Several things made Washington decide to attend Alderson Broaddus.

“I spoke to a coach named Jessie Wiener throughout my senior year, and he was very consistent,” she said. “After a 400 race, my best one of the year, he came up to me as I haven’t even got off the track yet and said, “We want you,” and little did I know, I wanted to be there just as much. Alderson Broaddus is also a very big on education and success. When I was given a scholarship to run, I looked more into the school and found out they provided private tutors for free through a program called ACES. This caught my attention, knowing I could get extra help going in to classes if I needed it.

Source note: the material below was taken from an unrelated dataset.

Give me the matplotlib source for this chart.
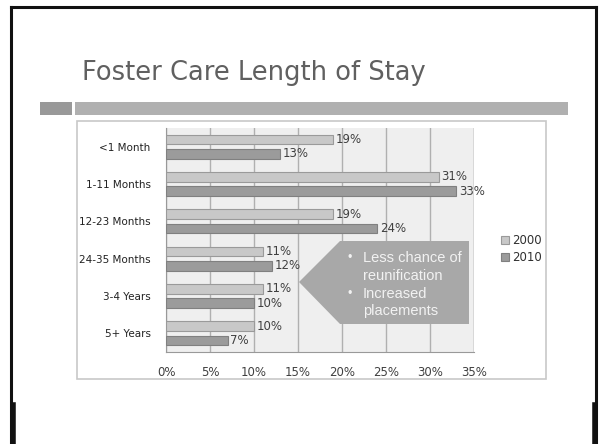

“Alderson Broaddus runs an organization called Student Government Association. This is a council of advised student selected by the student body, then given positions to budget for other school organizations and activities, plan social events, work on old and make new policies and make sure student voice are heard. This organization has taught me a little bit about what all it takes to run a school system and budget for one, as well. I have made many new friends and am so excited to be on the senate this year again.”

Washington said Philippi is different from Morgantown.

“Philippi is a smaller community where people really keep to themselves, but is always there to lend a helping hand,” she said. “Morgantown is more city-like and it’s hard to provide to everyone because so. Morgantown’s population also consist of a Division I university, as well. Philippi is a lot more quiet and calm, while Morgantown always has something going on and noise. While Morgantown will always be my hometown, I am definitely more of a small town girl. I love to look out the window everyday and look at the beauty of West Virginia without all of the noise.”

The transition from high school to college was challenging at first for Washington.

“The transition from high school to college was nerve-racking but exciting,” she said. “I am always up to new challenges and this was definitely one. It took me a while to get the hang of how college professors graded and tested. High school is a lot different with a lot more guidance. College is the first time you really step into the new world by yourself, which takes a lot of responsibility. College professors don’t make class mandatory, so the responsibility is on you to succeed or fail. Being on your own also takes a lot of time management, which includes making a schedule for yourself. Not just with school, but other things such as laundry, trash and even setting times to go eat.”

Washington is majoring in business administration with a minor in legal studies.

“After graduation, I want to use my business and legal studies degree to become a lawyer,” she said. “The goal is to attend the University of Tennessee School of Law and become a corporate lawyer.”

Washington enjoys doing several activities in her spare time.

“I like to run, paint and do outdoor activities, such as fishing, riding razor (side-by-sides), sitting by a fire and kayaking.”